The ever-enticing search for the ideal programming language produced this 1997 article from Sergey Polak. Although somewhat dated, I liked the article's comments about strings:
The discussion of arrays also brings to mind the subject of strings. No matter what anyone says, it is my firm belief that any language, regardless of its purpose, must have a powerful and flexible string-handling facility built-in. A program is very rare if it has no need for string handling, and I myself have had to write a great deal of programs, both at work and for my own uses, that depended heavily on strings. Some languages put strings in as an afterthought, and others put in some very basic features and leave the rest to library routines. That just can not be. The text string is a fundamentally important data type and can not be ignored, nor can it be relegated to blatant impersonation by some other type, such as array of characters. A string data type is required in a good language.

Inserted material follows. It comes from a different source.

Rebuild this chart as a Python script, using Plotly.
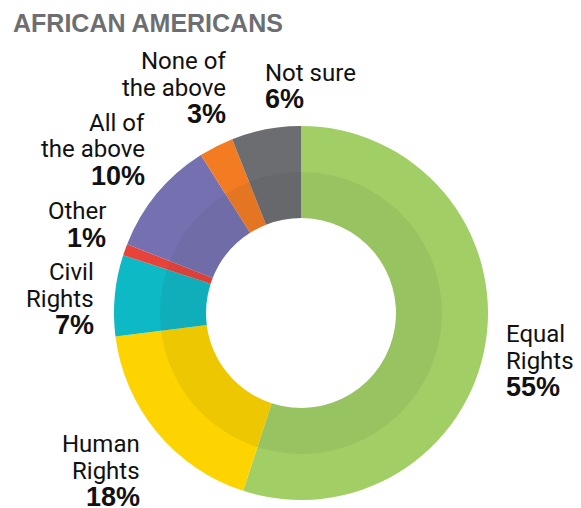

The very popular language C, and C++ as well, have horrendous string-handling facilities. Not only is the programmer required to declare his strings as character arrays, but there simply is no way to deal with strings as entities in the language.
Ouch. So true. That is not to endorse the specific string implementation recommendation from the article. (I have previously commented about implementation ideas, including communication buffers.)
Do the man a favor and save the article to disk for offline reading so as to minimize his bandwidth hits.
P.S. You're welcome, Ehud. I'll now be Internet-disabled for a week.